How to Teach Data Privacy with Synthetic South African IDs


How to Teach Data Privacy with Synthetic South African IDs

You're preparing a lesson on data privacy, POPIA, or responsible software development. You want to use real-world examples to make the concepts stick, but the moment you consider using a real South African ID number in your presentation, you hit a wall. Using actual personal data for teaching is ironically a violation of the very principles you're trying to teach. So how do you demonstrate the importance of protecting Personally Identifiable Information (PII) without having any to show? The answer lies in a powerful educational tool: synthetic data.

The Quick Answer: Synthetic South African ID numbers—algorithmically correct but completely fictional—provide a safe, ethical, and practical way to teach data privacy concepts, POPIA compliance, and the structure of sensitive data without ever risking a real person's information.
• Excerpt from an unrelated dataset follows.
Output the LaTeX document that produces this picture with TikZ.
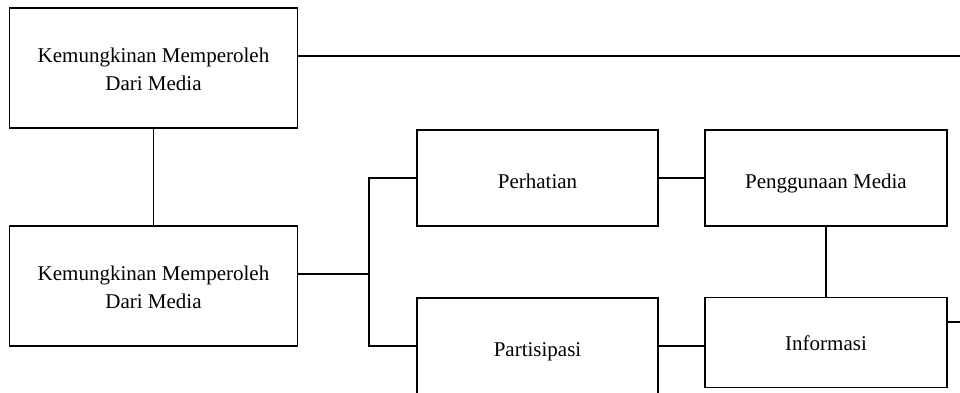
\documentclass[tikz,border=0pt]{standalone}
\usepackage{fontspec}
\setmainfont{Liberation Serif}
\begin{document}
\begin{tikzpicture}[x=1pt,y=-1pt,
  boxnode/.style={draw, line width=1.8pt, inner sep=0pt, align=center, font=\fontsize{21}{28.4}\selectfont},
  oneline/.style={boxnode, text height=20pt, text depth=0pt},
  twoline/.style={boxnode, text height=45.4pt, text depth=0pt},
  conn/.style={line width=1.8pt}]
\useasboundingbox (0,0) rectangle (960,392);
\node[twoline, minimum width=288pt, minimum height=120pt] (A) at (153.5,68) {Kemungkinan Memperoleh\\Dari Media};
\node[twoline, minimum width=288pt, minimum height=120pt] (B) at (153.5,286) {Kemungkinan Memperoleh\\Dari Media};
\node[oneline, minimum width=241pt, minimum height=96pt] (P) at (537.5,178) {Perhatian};
\node[oneline, minimum width=242pt, minimum height=96pt] (G) at (826,178) {Penggunaan Media};
\node[oneline, minimum width=241pt, minimum height=96pt] (S) at (537.5,346) {Partisipasi};
\node[oneline, text height=15pt, minimum width=242pt, minimum height=90pt] (I) at (826,342.5) {Informasi};
\coordinate (e1) at (960,56);
\coordinate (e2) at (960,322);
\coordinate (j) at (369,274);
\draw[conn] (e1 -| A.east) -- (e1);
\draw[conn] (A.south) -- (B.north);
\draw[conn] (j -| B.east) -- (j);
\draw[conn] (P.west) -| (j) |- (S.west);
\draw[conn] (P.east) -- (G.west);
\draw[conn] (G.south) -- (I.north);
\draw[conn] (S.east) -- (S.east -| I.west);
\draw[conn] (e2 -| I.east) -- (e2);
\end{tikzpicture}
\end{document}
Why Traditional Examples Fail in Data Privacy Education

Educators often face a difficult choice when teaching sensitive topics. Using a fictional name like "John Doe" is safe but feels abstract and fails to convey the gravity of protecting real data formats. On the other hand, using a real ID number, even as an example, is unethical and illegal. This creates a gap between theory and practice. Synthetic data bridges this gap perfectly by providing a realistic-looking example that carries zero risk.

Core Data Privacy Lessons Enhanced by Synthetic IDs

1. Demonstrating What Constitutes PII

Students and trainees often don't grasp the full scope of PII. A South African ID number is a perfect case study because it's more than just a number—it's a data container.

  • Lesson: Use a synthetic ID to show how it encodes birth date, gender, and citizenship status.
  • Practical Exercise: Give students a list of data points (e.g., name, email, ID number, shoe size) and have them classify which are PII and why. The ID number serves as a clear, unambiguous example.

2. Illustrating the Principles of POPIA

The Protection of Personal Information Act (POPIA) can seem abstract. Synthetic IDs make its principles tangible.

  • Principle: Accountability: Discuss the responsibility a company has when it collects an ID number. What safeguards must be in place?
  • Principle: Purpose Specification: Pose a scenario: "We collected this synthetic ID for a bank loan application. Can we now use it for marketing?" This sparks critical discussion about data usage limits.
  • Principle: Security Safeguards: Ask students to brainstorm how they would securely store and transmit a database of these synthetic IDs, applying the same rigor they would with real data.

3. Teaching Ethical Software Development and Testing

For aspiring developers, using real data in testing is a common but fatal mistake. This lesson is crucial for building a responsible tech culture.

  • Lesson: Explain why using a colleague's or a copied production ID in a test database is a breach of ethics and compliance.
  • Solution: Introduce synthetic data generation as the professional and ethical alternative. Show them how a tool like the SA ID Number Generator can create an unlimited supply of valid, realistic test data that perfectly mimics the real format for development purposes, without any of the risk.

Practical Classroom and Workshop Activities

Activity 1: The Data Breach Simulation

Provide groups of students with a small, generated dataset containing synthetic ID numbers, fake names, and other fabricated details. Then, "simulate" a data breach. Task them with role-playing as the company, the regulator, and the affected individuals. This exercise makes the consequences of poor data security vividly real.

Activity 2: The "Build a Validator" Challenge

Teach students the structure of the SA ID number and the Luhn algorithm for the checksum. Then, challenge them to write a simple function that validates whether a given synthetic ID is structurally correct. This combines coding skills with a deep understanding of the data they are handling.

Activity 3: The Anonymization Debate

Present a dataset that has been "anonymized" by removing names but keeping the synthetic ID numbers. Lead a discussion on whether this data is truly anonymous, given that the ID number itself is a unique identifier. This teaches the difficult concept of re-identification risk.

Best Practices for Educators

  • Always Use a Disclaimer: Clearly state that all data used in your course is synthetic and generated for educational purposes only.
  • Emphasize the "Why": Continuously reinforce why you are using synthetic data instead of real examples—to model the ethical behavior you expect from your students.
  • Choose a Reliable Generator: Use a tool that produces algorithmically correct numbers. This ensures the examples are realistic and provides a teachable moment about data structure and validation.

By using synthetic South African ID numbers, you transform data privacy from a dry, theoretical subject into a engaging, hands-on lesson. You equip the next generation of developers and professionals with the ethical foundation and practical knowledge they need to handle personal information responsibly in a POPIA-regulated world.